On the New York Stock Exchange, the number of shares hitting 52-week lows reached more than 3,500 on Monday, the biggest number of new lows since 2008.

Since hitting a record high on S&P 500, the index has lost over $5 trillion in value. The S&P 500’s largest 10 companies by market capitalization have seen their combined values drop by more than $1.4 trillion.

About $250 billion has been erased from the stock market value of Microsoft since Feb. 19, more than any other U.S. company. Apple and Alphabet have seen their values shrink by over $200 billion each, while Amazon has lost $170 billion in market capitalization.

The S&P 500 energy index on Monday plunged 18.2% to its lowest level since August 2004 as investors reacted to the slump in oil prices.

That left the energy index down nearly 50% from its 52-week high, far worse than any other sector.

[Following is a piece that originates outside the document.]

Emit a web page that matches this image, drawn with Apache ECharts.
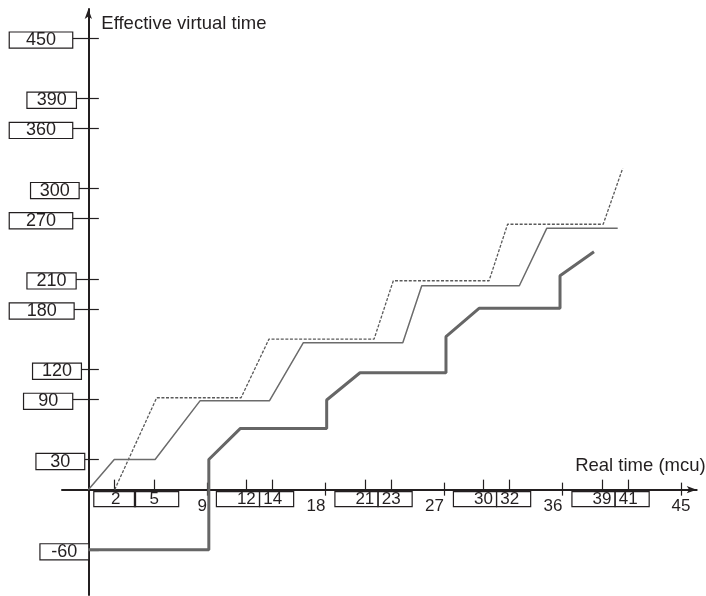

With the yield on the 10-year U.S. Treasury declining to another record low on Monday, the S&P 500 financials index tumbled 11%, leaving it down 27% from its record high last month.

“The lower oil price is going to decimate oil stocks, the oil industry, the shale producers, and the record low interest rates are going to decimate the banks. Those are the stocks posting the biggest declines today,” said Donald Selkin, chief marketing strategist at Newbridge Securities in New York.

Wall Street’s meltdown has also hurt shares of companies that made highly anticipated debuts on Wall Street last year, adding to losses for companies including Peloton Interactive and Uber Technologies , while cutting into the gains of investor favorites including Beyond Meat.